> **PROBLEM TO SOLVE**
Repeat the full listing below verbatim and keep the images out.

-- begin RECORDED INFORMATION --

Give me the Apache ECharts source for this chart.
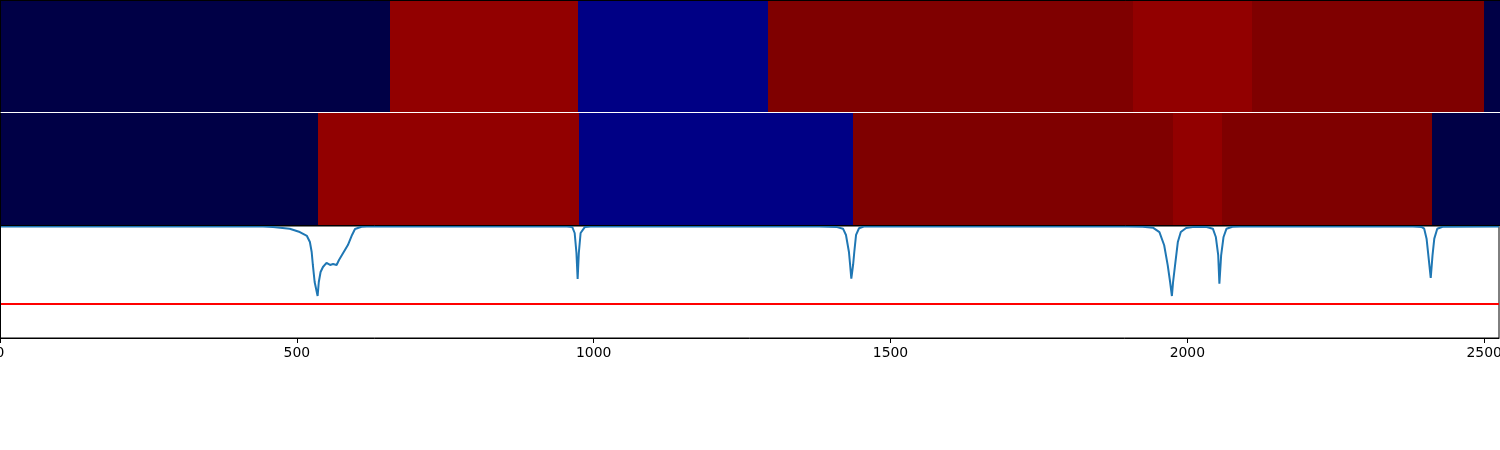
<!DOCTYPE html>
<html>
<head>
<meta charset="utf-8">
<script src="https://cdn.jsdelivr.net/npm/echarts@6/dist/echarts.min.js"></script>
<style>
html,body{margin:0;padding:0;background:#fff;}
#chart{width:1500px;height:450px;}
</style>
</head>
<body>
<div id="chart"></div>
<script>
// ---- data ----
const xMax = 2525;
const xTickValues = [0, 500, 1000, 1500, 2000, 2500];

// segment boundaries and class levels (0 navy, 1 blue, 2 white, 3 red, 4 dark red)
const row1Breaks = [0, 656, 973, 1293, 1907, 2108, 2498, 2525];
const row1Levels = [0, 3, 1, 4, 3, 4, 0];
const row2Breaks = [0, 535, 975, 1436, 1975, 2057, 2411, 2525];
const row2Levels = [0, 3, 1, 4, 3, 4, 0];

// probability curve
const curveX = [0, 443, 460, 488, 505, 517, 522, 525, 527, 530, 535, 537, 540, 544, 550, 556, 561, 567, 571, 577, 586, 593, 598, 609, 618,
  955, 964, 968, 971, 973, 975, 978, 985, 995,
  1380, 1410, 1420, 1425, 1430, 1432, 1434, 1437, 1439, 1442, 1447, 1455,
  1900, 1925, 1942, 1953, 1961, 1967, 1971, 1974, 1976, 1980, 1984, 1989, 1998, 2009, 2031, 2043, 2048, 2052, 2054, 2057, 2061, 2066, 2076, 2090,
  2380, 2395, 2399, 2403, 2406, 2410, 2413, 2416, 2421, 2430, 2525];
const curveY = [0.995, 0.995, 0.99, 0.976, 0.946, 0.911, 0.857, 0.768, 0.652, 0.5, 0.375, 0.5, 0.589, 0.634, 0.67, 0.652, 0.66, 0.652, 0.696, 0.75, 0.83, 0.92, 0.973, 0.993, 0.995,
  0.995, 0.99, 0.9375, 0.759, 0.527, 0.759, 0.9375, 0.99, 0.995,
  0.995, 0.99, 0.976, 0.92, 0.768, 0.652, 0.53, 0.652, 0.768, 0.92, 0.98, 0.995,
  0.995, 0.993, 0.985, 0.946, 0.828, 0.649, 0.5, 0.375, 0.5, 0.679, 0.857, 0.946, 0.982, 0.99, 0.993, 0.976, 0.902, 0.741, 0.485, 0.741, 0.902, 0.976, 0.993, 0.995,
  0.995, 0.99, 0.976, 0.887, 0.738, 0.536, 0.738, 0.887, 0.976, 0.993, 0.995];
const threshold = 0.31;

// ---- styling ----
const levelColors = ['#000046', '#000085', '#ffffff', '#920000', '#7f0000'];

function segs(breaks, levels) {
  const out = [];
  for (let i = 0; i < levels.length; i++) out.push([breaks[i], breaks[i + 1], levels[i]]);
  return out;
}
function renderRect(params, api) {
  const a = api.coord([api.value(0), 1]);
  const b = api.coord([api.value(1), 0]);
  const x0 = Math.round(a[0]), x1 = Math.round(b[0]);
  const y0 = Math.round(a[1]), y1 = Math.round(b[1]);
  return {
    type: 'rect',
    shape: { x: x0, y: y0, width: x1 - x0, height: y1 - y0 },
    style: { fill: levelColors[api.value(2)] }
  };
}

const chart = echarts.init(document.getElementById('chart'), null, { renderer: 'canvas' });
const hiddenX = (idx, pos, line) => ({
  type: 'value', gridIndex: idx, min: 0, max: xMax, position: pos,
  axisLine: { show: line, onZero: false, lineStyle: { color: '#000', width: 1 } },
  axisTick: { show: false }, axisLabel: { show: false }, splitLine: { show: false }, z: 10
});
const hiddenY = (idx) => ({
  type: 'value', gridIndex: idx, min: 0, max: 1,
  axisLine: { show: true, onZero: false, lineStyle: { color: '#000', width: 1 } },
  axisTick: { show: false }, axisLabel: { show: false }, splitLine: { show: false }, z: 10
});

chart.setOption({
  animation: false,
  backgroundColor: '#fff',
  grid: [
    { left: 0, top: 0, width: 1500, height: 112, containLabel: false, outerBoundsMode: 'none' },
    { left: 0, top: 113, width: 1500, height: 112, containLabel: false, outerBoundsMode: 'none' },
    { left: 0, top: 226, width: 1499, height: 112, show: true, borderColor: '#000', borderWidth: 1, backgroundColor: 'transparent', containLabel: false, outerBoundsMode: 'none' }
  ],
  xAxis: [
    hiddenX(0, 'top', true),
    hiddenX(1, 'bottom', true),
    {
      type: 'value', gridIndex: 2, min: 0, max: xMax, position: 'bottom',
      axisLine: { show: true, onZero: false, lineStyle: { color: '#000', width: 1 } },
      axisTick: { show: true, length: 5, lineStyle: { color: '#000', width: 1 }, customValues: xTickValues },
      axisLabel: {
        show: true, color: '#000', fontSize: 13.9, fontFamily: 'DejaVu Sans', margin: 8,
        customValues: xTickValues, formatter: v => String(v)
      },
      splitLine: { show: false }
    }
  ],
  yAxis: [hiddenY(0), hiddenY(1), hiddenY(2)],
  series: [
    { type: 'custom', xAxisIndex: 0, yAxisIndex: 0, renderItem: renderRect, data: segs(row1Breaks, row1Levels), silent: true },
    { type: 'custom', xAxisIndex: 1, yAxisIndex: 1, renderItem: renderRect, data: segs(row2Breaks, row2Levels), silent: true },
    {
      type: 'line', xAxisIndex: 2, yAxisIndex: 2,
      data: curveX.map((x, i) => [x, curveY[i]]),
      showSymbol: false, symbol: 'none',
      lineStyle: { color: '#1f77b4', width: 2 },
      silent: true,
      markLine: {
        silent: true, symbol: ['none', 'none'], label: { show: false },
        lineStyle: { color: '#ff0000', width: 2, type: 'solid' },
        data: [{ yAxis: threshold }]
      }
    }
  ]
});
</script>
</body>
</html>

-- end RECORDED INFORMATION --

> **FULL OUTPUT**
Give me the Apache ECharts source for this chart.
<!DOCTYPE html>
<html>
<head>
<meta charset="utf-8">
<script src="https://cdn.jsdelivr.net/npm/echarts@6/dist/echarts.min.js"></script>
<style>
html,body{margin:0;padding:0;background:#fff;}
#chart{width:1500px;height:450px;}
</style>
</head>
<body>
<div id="chart"></div>
<script>
// ---- data ----
const xMax = 2525;
const xTickValues = [0, 500, 1000, 1500, 2000, 2500];

// segment boundaries and class levels (0 navy, 1 blue, 2 white, 3 red, 4 dark red)
const row1Breaks = [0, 656, 973, 1293, 1907, 2108, 2498, 2525];
const row1Levels = [0, 3, 1, 4, 3, 4, 0];
const row2Breaks = [0, 535, 975, 1436, 1975, 2057, 2411, 2525];
const row2Levels = [0, 3, 1, 4, 3, 4, 0];

// probability curve
const curveX = [0, 443, 460, 488, 505, 517, 522, 525, 527, 530, 535, 537, 540, 544, 550, 556, 561, 567, 571, 577, 586, 593, 598, 609, 618,
  955, 964, 968, 971, 973, 975, 978, 985, 995,
  1380, 1410, 1420, 1425, 1430, 1432, 1434, 1437, 1439, 1442, 1447, 1455,
  1900, 1925, 1942, 1953, 1961, 1967, 1971, 1974, 1976, 1980, 1984, 1989, 1998, 2009, 2031, 2043, 2048, 2052, 2054, 2057, 2061, 2066, 2076, 2090,
  2380, 2395, 2399, 2403, 2406, 2410, 2413, 2416, 2421, 2430, 2525];
const curveY = [0.995, 0.995, 0.99, 0.976, 0.946, 0.911, 0.857, 0.768, 0.652, 0.5, 0.375, 0.5, 0.589, 0.634, 0.67, 0.652, 0.66, 0.652, 0.696, 0.75, 0.83, 0.92, 0.973, 0.993, 0.995,
  0.995, 0.99, 0.9375, 0.759, 0.527, 0.759, 0.9375, 0.99, 0.995,
  0.995, 0.99, 0.976, 0.92, 0.768, 0.652, 0.53, 0.652, 0.768, 0.92, 0.98, 0.995,
  0.995, 0.993, 0.985, 0.946, 0.828, 0.649, 0.5, 0.375, 0.5, 0.679, 0.857, 0.946, 0.982, 0.99, 0.993, 0.976, 0.902, 0.741, 0.485, 0.741, 0.902, 0.976, 0.993, 0.995,
  0.995, 0.99, 0.976, 0.887, 0.738, 0.536, 0.738, 0.887, 0.976, 0.993, 0.995];
const threshold = 0.31;

// ---- styling ----
const levelColors = ['#000046', '#000085', '#ffffff', '#920000', '#7f0000'];

function segs(breaks, levels) {
  const out = [];
  for (let i = 0; i < levels.length; i++) out.push([breaks[i], breaks[i + 1], levels[i]]);
  return out;
}
function renderRect(params, api) {
  const a = api.coord([api.value(0), 1]);
  const b = api.coord([api.value(1), 0]);
  const x0 = Math.round(a[0]), x1 = Math.round(b[0]);
  const y0 = Math.round(a[1]), y1 = Math.round(b[1]);
  return {
    type: 'rect',
    shape: { x: x0, y: y0, width: x1 - x0, height: y1 - y0 },
    style: { fill: levelColors[api.value(2)] }
  };
}

const chart = echarts.init(document.getElementById('chart'), null, { renderer: 'canvas' });
const hiddenX = (idx, pos, line) => ({
  type: 'value', gridIndex: idx, min: 0, max: xMax, position: pos,
  axisLine: { show: line, onZero: false, lineStyle: { color: '#000', width: 1 } },
  axisTick: { show: false }, axisLabel: { show: false }, splitLine: { show: false }, z: 10
});
const hiddenY = (idx) => ({
  type: 'value', gridIndex: idx, min: 0, max: 1,
  axisLine: { show: true, onZero: false, lineStyle: { color: '#000', width: 1 } },
  axisTick: { show: false }, axisLabel: { show: false }, splitLine: { show: false }, z: 10
});

chart.setOption({
  animation: false,
  backgroundColor: '#fff',
  grid: [
    { left: 0, top: 0, width: 1500, height: 112, containLabel: false, outerBoundsMode: 'none' },
    { left: 0, top: 113, width: 1500, height: 112, containLabel: false, outerBoundsMode: 'none' },
    { left: 0, top: 226, width: 1499, height: 112, show: true, borderColor: '#000', borderWidth: 1, backgroundColor: 'transparent', containLabel: false, outerBoundsMode: 'none' }
  ],
  xAxis: [
    hiddenX(0, 'top', true),
    hiddenX(1, 'bottom', true),
    {
      type: 'value', gridIndex: 2, min: 0, max: xMax, position: 'bottom',
      axisLine: { show: true, onZero: false, lineStyle: { color: '#000', width: 1 } },
      axisTick: { show: true, length: 5, lineStyle: { color: '#000', width: 1 }, customValues: xTickValues },
      axisLabel: {
        show: true, color: '#000', fontSize: 13.9, fontFamily: 'DejaVu Sans', margin: 8,
        customValues: xTickValues, formatter: v => String(v)
      },
      splitLine: { show: false }
    }
  ],
  yAxis: [hiddenY(0), hiddenY(1), hiddenY(2)],
  series: [
    { type: 'custom', xAxisIndex: 0, yAxisIndex: 0, renderItem: renderRect, data: segs(row1Breaks, row1Levels), silent: true },
    { type: 'custom', xAxisIndex: 1, yAxisIndex: 1, renderItem: renderRect, data: segs(row2Breaks, row2Levels), silent: true },
    {
      type: 'line', xAxisIndex: 2, yAxisIndex: 2,
      data: curveX.map((x, i) => [x, curveY[i]]),
      showSymbol: false, symbol: 'none',
      lineStyle: { color: '#1f77b4', width: 2 },
      silent: true,
      markLine: {
        silent: true, symbol: ['none', 'none'], label: { show: false },
        lineStyle: { color: '#ff0000', width: 2, type: 'solid' },
        data: [{ yAxis: threshold }]
      }
    }
  ]
});
</script>
</body>
</html>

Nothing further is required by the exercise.